Editorial

WLAN am Scheideweg


Artikel erschienen in Swiss IT Magazine 2004/16

     

Geradezu notgeil haben sich Start-ups ebenso wie klassische Telcos in den letzten zwei Jahren auf den blutjungen Public-WLAN-Markt geworfen. Als dann noch Intel mit dem Centrino-Logo der öffentlichen Drahtlossurferei den amtlichen Stempel aufdrückte, gingen die Pferde endgültig durch: Überall dort, wo die Marketingstrategen die geeignete Klientel vermuteten, wurden in Windeseile Hotspots eingerichtet.
Der Massenerfolg blieb aus, Ernüchterung macht sich breit. Wie kürzlich verlautete, haben viele Hotspots nicht mehr als fünf Kunden pro Tag – für einen gewinnbringenden Betrieb viel zu wenig. Selbst Experimenten mit hohem Aufmerksamkeitswert wie zum Beispiel dem Hotspot in der Zürcher ETH-Zubringerbuslinie war kein messbarer Erfolg beschieden.
Im Grunde ist dies völlig unverständlich. Immer mehr Geräte vom Notebook bis zum Handy sind von Haus aus WLAN-fähig, der urbane Mensch wird immer mobiler und möchte auch unterwegs nicht auf die Annehmlichkeiten von E-Mail und Web verzichten. Mir geht es jedenfalls so. Eigentlich also beste Voraussetzungen für ein reges PWLAN-Interesse. Es gibt aber mehrere handfeste Gründe für die bisherige Kundenzurückhaltung. Allen gemeinsam ist eine katastrophale Fehlplanung der Anbieter.





Exorbitante Preise: Swisscom Mobile hat exemplarisch vorgemacht, wie es nicht laufen sollte. Mit einem Minutenpreis von 90 Rappen, wohlgemerkt für bestehende Handy-Abonnenten, war schon das Anfangsangebot kaum massentauglich. Selbst die Pseudo-Flatrate nach Überschreiten der 90-Franken-Grenze half da wenig; sie wurde ja inzwischen auch abgeschafft. Andere Anbieter mögen minim günstiger sein, am Prinzip ändert dies aber nichts: Die Preise müssen für eine breite Akzeptanz auf einen Bruchteil des heutigen Niveaus sinken.

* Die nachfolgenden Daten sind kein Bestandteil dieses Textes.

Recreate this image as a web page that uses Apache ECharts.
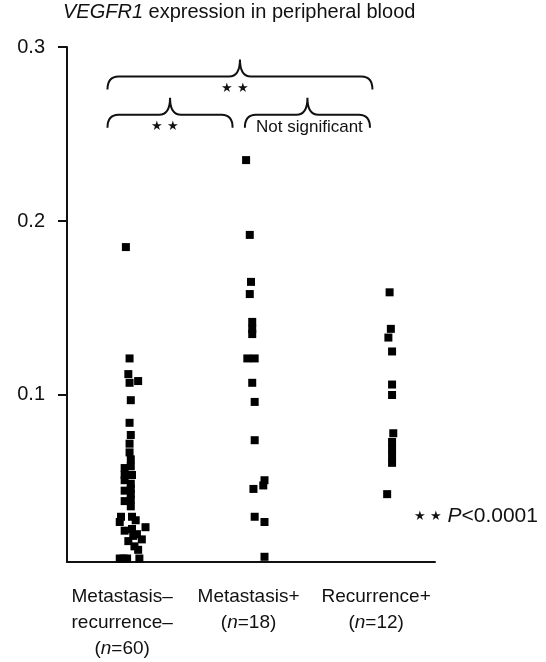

Kompliziertes Handling: Rubbelkarten für Nichtabonnenten, per SMS übermittelte Einweg-Zugangscodes und eine Vielzahl anderer Autorisierungs- und Billing-Mechanismen machen den PWLAN-Einstieg unnötig schwierig. Eine wirklich funktionierende Roaming-Lösung gibt es trotz verschiedentlicher Anstrengungen der Anbieter nicht. Der Benutzer muss bei jedem Trip in unbekannte PWLAN-Gefilde mit neuartigen Hindernissen rechnen, zumal es an einem bestimmten Ort meist nur Hotspots eines bestimmten Providers gibt. Es bleibt zu hoffen, dass das kommende Angebot von Orange, das europaweit immerhin 8000 Hotspots umfasst, deutlich zur Behebung der Roaming- und Billing-
Misere beiträgt.





Falsche Zielgruppe: Bis dato haben die Telcos ihre PWLAN-Angebote auf Business-Kunden ausgerichtet. Das ist grundfalsch: Auf längere Sicht lässt sich mit Privatanwendern, die zu einem günstigen Stundentarif oder mit einer erschwinglichen Flatrate massenweise mobil surfen, sehr viel mehr Gewinn erzielen als mit ein paar Geschäftskunden, die kurz ihre E-Mails abrufen und dem Hotspot danach sofort den Rücken kehren. Dabei gilt wie überall: Die Masse macht's.
Ungeeignete Standorte: Kongresshotel, Flughafen und so weiter – der normale Mensch hält sich eher selten in solchen Umgebungen auf. Auch die bisherige Wahl der Hotspot-Standorte war ganz auf die zwar existierende, im Nutzeffekt aber nur wenig relevante Kravattenkundschaft ausgerichtet. Damit PWLAN richtig greift, müssen dort Hotspots vorhanden sein, wo man sich gerne und oft aufhält. Zum Beispiel in der Badi, im Park, im Bahnhof und im Zug. Und zwar durchgängig: Ich hoffe doch sehr, die SBB machen nicht den Fehler, die geplanten Onboard-Hotspots nur in der ersten Klasse zur Verfügung zu stellen. Wesentlich mehr brächten Spezialangebote für GA- und Halbtaxkunden.